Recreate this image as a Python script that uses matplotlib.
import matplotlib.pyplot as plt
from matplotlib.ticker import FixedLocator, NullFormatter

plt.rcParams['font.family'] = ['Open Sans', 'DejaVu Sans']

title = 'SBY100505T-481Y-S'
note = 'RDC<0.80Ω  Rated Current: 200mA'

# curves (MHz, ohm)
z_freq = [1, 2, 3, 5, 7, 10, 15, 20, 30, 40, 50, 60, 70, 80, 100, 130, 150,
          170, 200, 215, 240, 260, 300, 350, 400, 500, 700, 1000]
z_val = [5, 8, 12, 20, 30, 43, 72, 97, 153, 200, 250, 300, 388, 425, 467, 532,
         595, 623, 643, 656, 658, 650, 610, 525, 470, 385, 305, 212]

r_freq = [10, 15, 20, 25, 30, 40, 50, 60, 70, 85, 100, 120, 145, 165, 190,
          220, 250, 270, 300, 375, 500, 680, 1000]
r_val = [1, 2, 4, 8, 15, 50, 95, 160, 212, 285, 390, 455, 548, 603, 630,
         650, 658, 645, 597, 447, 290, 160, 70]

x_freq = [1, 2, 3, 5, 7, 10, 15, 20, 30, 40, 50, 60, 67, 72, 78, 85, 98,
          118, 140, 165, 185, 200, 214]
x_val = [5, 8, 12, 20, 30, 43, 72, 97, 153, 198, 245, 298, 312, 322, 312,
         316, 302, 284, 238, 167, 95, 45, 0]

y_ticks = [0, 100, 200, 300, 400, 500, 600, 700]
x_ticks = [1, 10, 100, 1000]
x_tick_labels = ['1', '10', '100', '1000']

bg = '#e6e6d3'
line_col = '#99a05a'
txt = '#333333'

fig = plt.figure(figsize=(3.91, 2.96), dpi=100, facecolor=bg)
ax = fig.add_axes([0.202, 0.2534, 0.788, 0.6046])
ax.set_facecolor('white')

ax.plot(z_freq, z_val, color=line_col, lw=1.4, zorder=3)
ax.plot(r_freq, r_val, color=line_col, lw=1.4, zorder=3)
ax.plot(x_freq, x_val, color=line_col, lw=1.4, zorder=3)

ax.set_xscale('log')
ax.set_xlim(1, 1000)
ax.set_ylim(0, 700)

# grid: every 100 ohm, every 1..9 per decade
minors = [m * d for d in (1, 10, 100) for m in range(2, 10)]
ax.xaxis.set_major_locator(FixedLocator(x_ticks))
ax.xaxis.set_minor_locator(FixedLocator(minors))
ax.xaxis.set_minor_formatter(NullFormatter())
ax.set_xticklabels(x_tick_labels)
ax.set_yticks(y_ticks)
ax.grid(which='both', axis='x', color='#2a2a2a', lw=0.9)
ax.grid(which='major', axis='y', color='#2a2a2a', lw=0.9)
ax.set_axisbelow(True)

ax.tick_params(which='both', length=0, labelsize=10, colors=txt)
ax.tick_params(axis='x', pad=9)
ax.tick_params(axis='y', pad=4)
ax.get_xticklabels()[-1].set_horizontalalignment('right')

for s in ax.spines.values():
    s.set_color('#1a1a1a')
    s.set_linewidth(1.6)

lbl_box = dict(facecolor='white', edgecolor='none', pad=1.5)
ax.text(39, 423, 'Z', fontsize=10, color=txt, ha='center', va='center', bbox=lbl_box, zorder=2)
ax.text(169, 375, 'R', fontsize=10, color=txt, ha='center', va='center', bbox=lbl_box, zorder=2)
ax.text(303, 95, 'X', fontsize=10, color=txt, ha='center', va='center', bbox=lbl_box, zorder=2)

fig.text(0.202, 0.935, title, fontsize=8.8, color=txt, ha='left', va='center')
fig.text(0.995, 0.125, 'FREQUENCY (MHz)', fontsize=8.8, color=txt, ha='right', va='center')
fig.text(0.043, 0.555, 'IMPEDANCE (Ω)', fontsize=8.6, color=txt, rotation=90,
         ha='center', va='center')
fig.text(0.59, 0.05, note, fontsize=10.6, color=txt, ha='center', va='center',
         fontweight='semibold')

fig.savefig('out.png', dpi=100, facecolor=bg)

» Required task
What is needed is an exact copy of the lines from the start of the listing through the line where "txt = '#333333'" sits, please, both end lines included and nothing more.

» Solved problem
Recreate this image as a Python script that uses matplotlib.
import matplotlib.pyplot as plt
from matplotlib.ticker import FixedLocator, NullFormatter

plt.rcParams['font.family'] = ['Open Sans', 'DejaVu Sans']

title = 'SBY100505T-481Y-S'
note = 'RDC<0.80Ω  Rated Current: 200mA'

# curves (MHz, ohm)
z_freq = [1, 2, 3, 5, 7, 10, 15, 20, 30, 40, 50, 60, 70, 80, 100, 130, 150,
          170, 200, 215, 240, 260, 300, 350, 400, 500, 700, 1000]
z_val = [5, 8, 12, 20, 30, 43, 72, 97, 153, 200, 250, 300, 388, 425, 467, 532,
         595, 623, 643, 656, 658, 650, 610, 525, 470, 385, 305, 212]

r_freq = [10, 15, 20, 25, 30, 40, 50, 60, 70, 85, 100, 120, 145, 165, 190,
          220, 250, 270, 300, 375, 500, 680, 1000]
r_val = [1, 2, 4, 8, 15, 50, 95, 160, 212, 285, 390, 455, 548, 603, 630,
         650, 658, 645, 597, 447, 290, 160, 70]

x_freq = [1, 2, 3, 5, 7, 10, 15, 20, 30, 40, 50, 60, 67, 72, 78, 85, 98,
          118, 140, 165, 185, 200, 214]
x_val = [5, 8, 12, 20, 30, 43, 72, 97, 153, 198, 245, 298, 312, 322, 312,
         316, 302, 284, 238, 167, 95, 45, 0]

y_ticks = [0, 100, 200, 300, 400, 500, 600, 700]
x_ticks = [1, 10, 100, 1000]
x_tick_labels = ['1', '10', '100', '1000']

bg = '#e6e6d3'
line_col = '#99a05a'
txt = '#333333'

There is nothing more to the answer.